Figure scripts
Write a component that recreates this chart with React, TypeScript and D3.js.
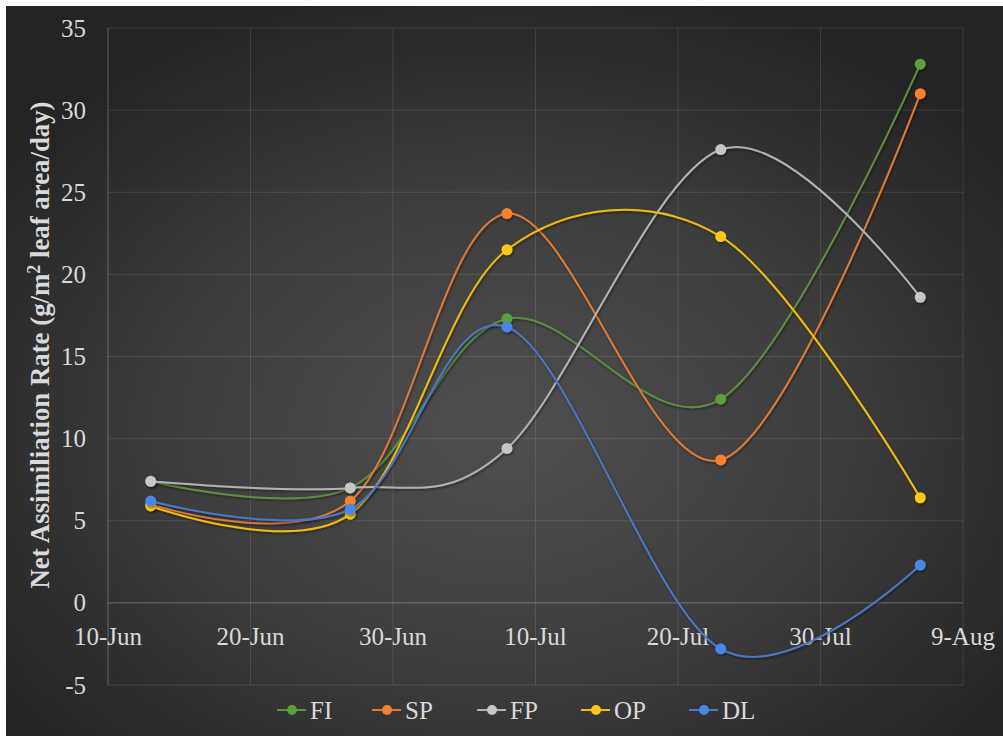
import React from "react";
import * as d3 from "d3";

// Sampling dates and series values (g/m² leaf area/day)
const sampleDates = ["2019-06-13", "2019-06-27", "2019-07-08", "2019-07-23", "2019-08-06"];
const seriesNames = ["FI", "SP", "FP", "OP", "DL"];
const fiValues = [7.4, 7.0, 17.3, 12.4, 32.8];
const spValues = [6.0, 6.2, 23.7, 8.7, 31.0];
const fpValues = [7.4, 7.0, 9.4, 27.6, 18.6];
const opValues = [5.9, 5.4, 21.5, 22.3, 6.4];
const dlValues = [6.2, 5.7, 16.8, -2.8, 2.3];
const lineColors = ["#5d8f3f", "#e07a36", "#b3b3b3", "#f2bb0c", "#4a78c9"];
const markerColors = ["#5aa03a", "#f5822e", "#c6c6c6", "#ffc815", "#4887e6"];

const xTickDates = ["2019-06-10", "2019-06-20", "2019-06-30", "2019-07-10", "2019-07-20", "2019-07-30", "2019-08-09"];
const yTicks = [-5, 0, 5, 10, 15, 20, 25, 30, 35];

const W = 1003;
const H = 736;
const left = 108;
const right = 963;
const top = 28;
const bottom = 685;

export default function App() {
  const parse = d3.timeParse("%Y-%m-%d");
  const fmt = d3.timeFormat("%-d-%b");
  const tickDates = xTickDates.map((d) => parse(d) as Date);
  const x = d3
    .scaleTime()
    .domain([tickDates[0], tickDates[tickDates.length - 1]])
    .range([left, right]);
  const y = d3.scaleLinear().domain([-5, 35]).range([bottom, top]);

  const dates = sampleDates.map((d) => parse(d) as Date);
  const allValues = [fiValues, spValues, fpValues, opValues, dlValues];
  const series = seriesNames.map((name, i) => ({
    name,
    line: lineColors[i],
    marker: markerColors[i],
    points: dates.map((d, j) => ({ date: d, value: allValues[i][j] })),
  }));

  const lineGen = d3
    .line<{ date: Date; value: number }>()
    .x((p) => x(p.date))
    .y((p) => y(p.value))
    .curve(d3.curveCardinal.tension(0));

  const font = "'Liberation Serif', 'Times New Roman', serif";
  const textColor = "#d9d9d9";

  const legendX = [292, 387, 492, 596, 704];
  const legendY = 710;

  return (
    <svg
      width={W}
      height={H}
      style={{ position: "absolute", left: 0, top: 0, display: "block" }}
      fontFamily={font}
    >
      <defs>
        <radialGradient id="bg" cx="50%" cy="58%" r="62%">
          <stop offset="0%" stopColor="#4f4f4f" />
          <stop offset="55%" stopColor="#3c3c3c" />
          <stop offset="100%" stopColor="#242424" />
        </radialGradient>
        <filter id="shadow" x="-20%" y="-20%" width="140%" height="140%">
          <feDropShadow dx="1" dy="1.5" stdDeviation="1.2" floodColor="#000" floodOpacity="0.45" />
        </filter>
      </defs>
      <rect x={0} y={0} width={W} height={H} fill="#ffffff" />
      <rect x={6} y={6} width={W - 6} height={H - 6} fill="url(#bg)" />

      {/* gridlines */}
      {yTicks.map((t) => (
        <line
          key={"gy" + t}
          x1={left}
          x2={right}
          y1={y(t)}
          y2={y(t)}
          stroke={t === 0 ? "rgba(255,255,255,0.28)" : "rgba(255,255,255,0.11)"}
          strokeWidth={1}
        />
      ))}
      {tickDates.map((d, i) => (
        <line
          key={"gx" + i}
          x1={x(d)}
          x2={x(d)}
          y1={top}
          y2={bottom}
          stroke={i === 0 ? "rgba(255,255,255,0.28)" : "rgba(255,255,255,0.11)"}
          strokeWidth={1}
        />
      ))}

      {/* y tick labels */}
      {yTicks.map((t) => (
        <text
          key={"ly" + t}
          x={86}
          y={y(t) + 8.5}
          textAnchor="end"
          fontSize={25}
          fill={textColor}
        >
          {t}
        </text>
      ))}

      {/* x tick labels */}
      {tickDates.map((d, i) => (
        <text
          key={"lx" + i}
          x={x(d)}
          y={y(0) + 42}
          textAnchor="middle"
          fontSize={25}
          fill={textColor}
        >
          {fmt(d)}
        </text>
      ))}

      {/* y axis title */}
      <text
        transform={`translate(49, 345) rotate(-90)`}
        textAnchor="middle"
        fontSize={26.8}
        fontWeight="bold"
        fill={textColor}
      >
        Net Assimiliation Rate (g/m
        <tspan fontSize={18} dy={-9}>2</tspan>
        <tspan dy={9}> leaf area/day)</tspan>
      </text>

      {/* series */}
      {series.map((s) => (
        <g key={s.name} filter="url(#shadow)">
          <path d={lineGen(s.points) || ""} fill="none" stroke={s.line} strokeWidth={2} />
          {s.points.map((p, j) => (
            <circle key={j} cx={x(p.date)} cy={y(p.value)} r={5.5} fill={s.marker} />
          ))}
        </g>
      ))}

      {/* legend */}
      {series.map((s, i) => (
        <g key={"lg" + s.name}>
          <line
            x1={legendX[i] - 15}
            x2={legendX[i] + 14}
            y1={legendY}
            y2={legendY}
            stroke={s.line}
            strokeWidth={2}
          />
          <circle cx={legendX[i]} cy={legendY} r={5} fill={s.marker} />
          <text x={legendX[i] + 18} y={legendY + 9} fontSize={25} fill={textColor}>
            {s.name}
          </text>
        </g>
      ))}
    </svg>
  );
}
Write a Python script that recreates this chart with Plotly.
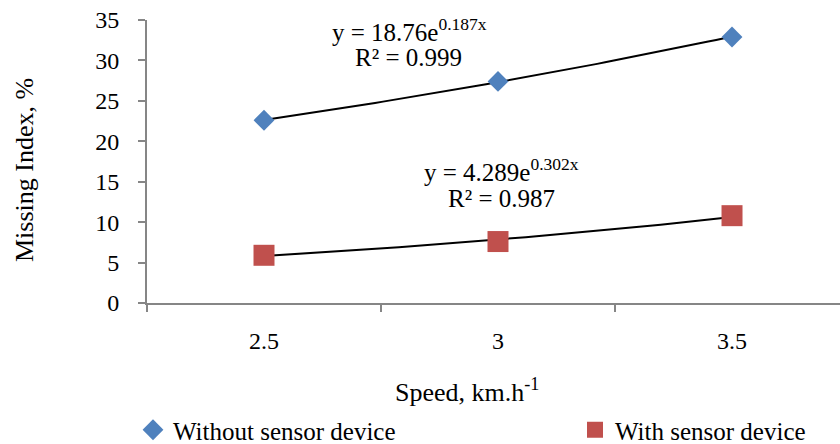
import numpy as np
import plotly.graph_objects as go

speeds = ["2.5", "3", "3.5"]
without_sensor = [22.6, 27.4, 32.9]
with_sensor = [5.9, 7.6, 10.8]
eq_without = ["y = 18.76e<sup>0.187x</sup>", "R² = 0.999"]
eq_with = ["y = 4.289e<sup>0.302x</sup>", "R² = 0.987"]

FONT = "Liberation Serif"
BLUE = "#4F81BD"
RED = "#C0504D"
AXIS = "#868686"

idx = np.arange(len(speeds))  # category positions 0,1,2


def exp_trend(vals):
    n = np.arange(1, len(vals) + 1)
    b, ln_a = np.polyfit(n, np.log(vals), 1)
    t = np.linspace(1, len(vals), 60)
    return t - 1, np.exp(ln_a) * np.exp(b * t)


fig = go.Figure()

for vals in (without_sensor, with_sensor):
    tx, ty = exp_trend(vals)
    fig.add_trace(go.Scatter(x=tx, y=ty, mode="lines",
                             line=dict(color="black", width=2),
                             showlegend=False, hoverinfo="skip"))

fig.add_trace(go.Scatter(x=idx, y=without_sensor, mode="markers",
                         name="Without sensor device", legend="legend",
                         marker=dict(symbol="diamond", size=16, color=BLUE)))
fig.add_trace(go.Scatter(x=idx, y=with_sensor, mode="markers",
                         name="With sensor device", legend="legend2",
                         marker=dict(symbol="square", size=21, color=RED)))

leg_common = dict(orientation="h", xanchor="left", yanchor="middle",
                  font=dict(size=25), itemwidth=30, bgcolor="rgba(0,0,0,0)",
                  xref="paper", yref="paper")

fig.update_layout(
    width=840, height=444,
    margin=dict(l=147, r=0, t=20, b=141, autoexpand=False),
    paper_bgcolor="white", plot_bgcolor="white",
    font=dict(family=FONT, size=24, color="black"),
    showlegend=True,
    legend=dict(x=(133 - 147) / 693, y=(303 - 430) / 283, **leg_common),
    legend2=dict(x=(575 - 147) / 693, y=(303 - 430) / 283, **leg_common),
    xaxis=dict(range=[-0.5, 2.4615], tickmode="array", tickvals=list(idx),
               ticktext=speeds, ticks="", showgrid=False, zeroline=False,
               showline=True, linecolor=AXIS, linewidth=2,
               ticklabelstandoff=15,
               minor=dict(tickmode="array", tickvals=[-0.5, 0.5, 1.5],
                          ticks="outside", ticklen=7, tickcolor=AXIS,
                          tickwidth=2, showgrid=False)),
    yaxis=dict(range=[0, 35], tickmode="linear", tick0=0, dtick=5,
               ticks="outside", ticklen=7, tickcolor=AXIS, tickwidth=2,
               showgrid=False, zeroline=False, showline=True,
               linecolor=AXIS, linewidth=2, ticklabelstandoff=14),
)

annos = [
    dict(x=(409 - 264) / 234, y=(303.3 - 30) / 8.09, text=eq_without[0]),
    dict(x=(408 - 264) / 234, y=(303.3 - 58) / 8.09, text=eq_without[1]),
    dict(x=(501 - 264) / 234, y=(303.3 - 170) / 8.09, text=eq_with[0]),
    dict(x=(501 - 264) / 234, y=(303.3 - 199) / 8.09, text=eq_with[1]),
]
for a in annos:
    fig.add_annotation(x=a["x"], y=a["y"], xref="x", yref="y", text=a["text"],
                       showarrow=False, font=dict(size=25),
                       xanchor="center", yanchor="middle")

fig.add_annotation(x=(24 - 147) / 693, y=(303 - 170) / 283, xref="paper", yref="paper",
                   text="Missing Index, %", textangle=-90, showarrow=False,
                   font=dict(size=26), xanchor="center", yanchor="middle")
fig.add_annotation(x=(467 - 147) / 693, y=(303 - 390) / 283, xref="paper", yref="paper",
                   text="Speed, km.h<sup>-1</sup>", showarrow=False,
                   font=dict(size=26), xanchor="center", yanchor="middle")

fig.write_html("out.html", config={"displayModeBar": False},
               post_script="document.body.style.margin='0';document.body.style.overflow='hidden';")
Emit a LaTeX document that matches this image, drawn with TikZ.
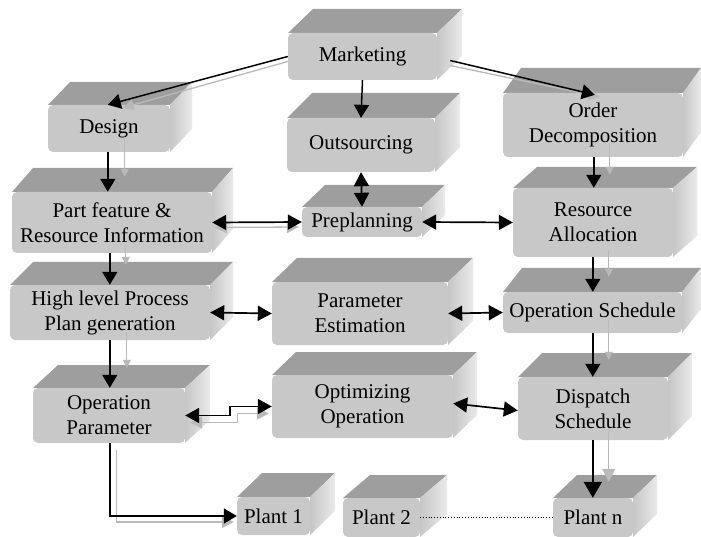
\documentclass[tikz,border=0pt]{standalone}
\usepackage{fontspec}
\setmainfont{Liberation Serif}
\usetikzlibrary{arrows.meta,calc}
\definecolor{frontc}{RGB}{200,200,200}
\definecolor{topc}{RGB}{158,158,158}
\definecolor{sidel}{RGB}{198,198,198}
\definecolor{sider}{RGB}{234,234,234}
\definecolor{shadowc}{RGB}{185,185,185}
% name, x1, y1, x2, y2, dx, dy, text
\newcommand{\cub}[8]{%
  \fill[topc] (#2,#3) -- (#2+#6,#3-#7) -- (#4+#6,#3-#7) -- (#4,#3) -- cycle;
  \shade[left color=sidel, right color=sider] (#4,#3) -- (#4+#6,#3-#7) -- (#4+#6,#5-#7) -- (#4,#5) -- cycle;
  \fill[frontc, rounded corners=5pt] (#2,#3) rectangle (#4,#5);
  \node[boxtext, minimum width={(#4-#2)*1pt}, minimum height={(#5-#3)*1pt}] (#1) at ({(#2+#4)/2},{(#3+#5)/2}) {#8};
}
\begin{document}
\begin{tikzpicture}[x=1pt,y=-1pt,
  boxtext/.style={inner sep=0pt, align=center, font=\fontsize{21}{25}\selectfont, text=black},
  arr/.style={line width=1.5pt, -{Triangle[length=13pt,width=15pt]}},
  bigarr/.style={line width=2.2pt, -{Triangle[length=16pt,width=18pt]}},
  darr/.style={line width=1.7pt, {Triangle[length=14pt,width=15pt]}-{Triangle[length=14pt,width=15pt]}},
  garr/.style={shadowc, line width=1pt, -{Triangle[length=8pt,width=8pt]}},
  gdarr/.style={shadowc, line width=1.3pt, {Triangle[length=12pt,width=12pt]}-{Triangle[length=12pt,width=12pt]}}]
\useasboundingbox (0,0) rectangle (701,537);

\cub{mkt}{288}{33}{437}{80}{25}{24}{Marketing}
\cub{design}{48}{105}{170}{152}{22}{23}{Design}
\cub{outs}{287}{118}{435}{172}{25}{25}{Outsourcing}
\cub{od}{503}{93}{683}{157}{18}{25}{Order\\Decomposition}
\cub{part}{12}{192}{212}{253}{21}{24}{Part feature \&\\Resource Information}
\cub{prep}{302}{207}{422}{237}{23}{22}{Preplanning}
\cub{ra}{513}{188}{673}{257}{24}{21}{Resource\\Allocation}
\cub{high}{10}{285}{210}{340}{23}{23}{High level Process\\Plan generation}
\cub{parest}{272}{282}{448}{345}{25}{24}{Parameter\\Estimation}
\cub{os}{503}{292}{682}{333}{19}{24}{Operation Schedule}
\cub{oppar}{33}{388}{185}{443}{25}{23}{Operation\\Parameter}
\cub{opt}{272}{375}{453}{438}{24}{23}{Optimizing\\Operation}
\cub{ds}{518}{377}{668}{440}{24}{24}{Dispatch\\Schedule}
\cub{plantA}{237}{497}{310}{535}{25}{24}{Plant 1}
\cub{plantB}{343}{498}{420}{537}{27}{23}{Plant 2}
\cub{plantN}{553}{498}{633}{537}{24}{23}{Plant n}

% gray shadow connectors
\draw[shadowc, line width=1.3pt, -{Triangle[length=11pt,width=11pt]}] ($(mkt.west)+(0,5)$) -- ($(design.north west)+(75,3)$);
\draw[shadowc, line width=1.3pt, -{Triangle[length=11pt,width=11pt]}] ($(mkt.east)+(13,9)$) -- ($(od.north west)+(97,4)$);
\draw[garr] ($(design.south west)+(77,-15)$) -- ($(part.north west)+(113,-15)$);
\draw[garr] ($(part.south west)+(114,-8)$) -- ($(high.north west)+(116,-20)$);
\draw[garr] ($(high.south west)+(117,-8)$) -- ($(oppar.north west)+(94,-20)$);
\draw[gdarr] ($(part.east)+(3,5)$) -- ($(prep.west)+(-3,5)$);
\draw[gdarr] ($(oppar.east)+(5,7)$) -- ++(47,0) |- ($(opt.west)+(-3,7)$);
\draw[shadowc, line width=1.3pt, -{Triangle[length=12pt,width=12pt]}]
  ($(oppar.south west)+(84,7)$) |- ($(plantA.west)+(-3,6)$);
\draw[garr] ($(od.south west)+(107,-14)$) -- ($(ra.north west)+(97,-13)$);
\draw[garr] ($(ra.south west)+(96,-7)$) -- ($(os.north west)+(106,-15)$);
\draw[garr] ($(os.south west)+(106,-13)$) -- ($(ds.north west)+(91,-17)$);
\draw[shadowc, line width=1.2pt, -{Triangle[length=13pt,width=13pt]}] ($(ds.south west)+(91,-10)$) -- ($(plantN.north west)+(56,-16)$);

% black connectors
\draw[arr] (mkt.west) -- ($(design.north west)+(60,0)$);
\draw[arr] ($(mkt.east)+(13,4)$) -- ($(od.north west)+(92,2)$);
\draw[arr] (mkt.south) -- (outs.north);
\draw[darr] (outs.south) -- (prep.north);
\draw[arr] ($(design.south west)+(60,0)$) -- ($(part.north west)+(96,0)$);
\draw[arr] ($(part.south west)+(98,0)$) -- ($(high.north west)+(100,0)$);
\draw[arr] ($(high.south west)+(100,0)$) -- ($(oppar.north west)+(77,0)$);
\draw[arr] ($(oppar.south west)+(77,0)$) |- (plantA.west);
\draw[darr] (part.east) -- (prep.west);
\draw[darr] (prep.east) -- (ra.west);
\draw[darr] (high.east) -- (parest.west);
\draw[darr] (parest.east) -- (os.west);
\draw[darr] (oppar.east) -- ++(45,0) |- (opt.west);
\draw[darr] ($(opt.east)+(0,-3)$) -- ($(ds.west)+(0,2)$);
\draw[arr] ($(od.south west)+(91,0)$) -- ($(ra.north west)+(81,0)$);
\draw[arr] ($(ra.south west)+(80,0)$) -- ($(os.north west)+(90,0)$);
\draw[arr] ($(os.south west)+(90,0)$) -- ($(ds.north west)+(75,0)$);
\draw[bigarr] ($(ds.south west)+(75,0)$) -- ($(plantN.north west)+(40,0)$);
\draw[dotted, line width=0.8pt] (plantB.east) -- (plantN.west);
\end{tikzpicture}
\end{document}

What you have to do
Leave out the pictures and repeat exactly the lines from the start of the material through the line that contains "const bottom = 685;", both included.

Result of this task
Write a component that recreates this chart with React, TypeScript and D3.js.
import React from "react";
import * as d3 from "d3";

// Sampling dates and series values (g/m² leaf area/day)
const sampleDates = ["2019-06-13", "2019-06-27", "2019-07-08", "2019-07-23", "2019-08-06"];
const seriesNames = ["FI", "SP", "FP", "OP", "DL"];
const fiValues = [7.4, 7.0, 17.3, 12.4, 32.8];
const spValues = [6.0, 6.2, 23.7, 8.7, 31.0];
const fpValues = [7.4, 7.0, 9.4, 27.6, 18.6];
const opValues = [5.9, 5.4, 21.5, 22.3, 6.4];
const dlValues = [6.2, 5.7, 16.8, -2.8, 2.3];
const lineColors = ["#5d8f3f", "#e07a36", "#b3b3b3", "#f2bb0c", "#4a78c9"];
const markerColors = ["#5aa03a", "#f5822e", "#c6c6c6", "#ffc815", "#4887e6"];

const xTickDates = ["2019-06-10", "2019-06-20", "2019-06-30", "2019-07-10", "2019-07-20", "2019-07-30", "2019-08-09"];
const yTicks = [-5, 0, 5, 10, 15, 20, 25, 30, 35];

const W = 1003;
const H = 736;
const left = 108;
const right = 963;
const top = 28;
const bottom = 685;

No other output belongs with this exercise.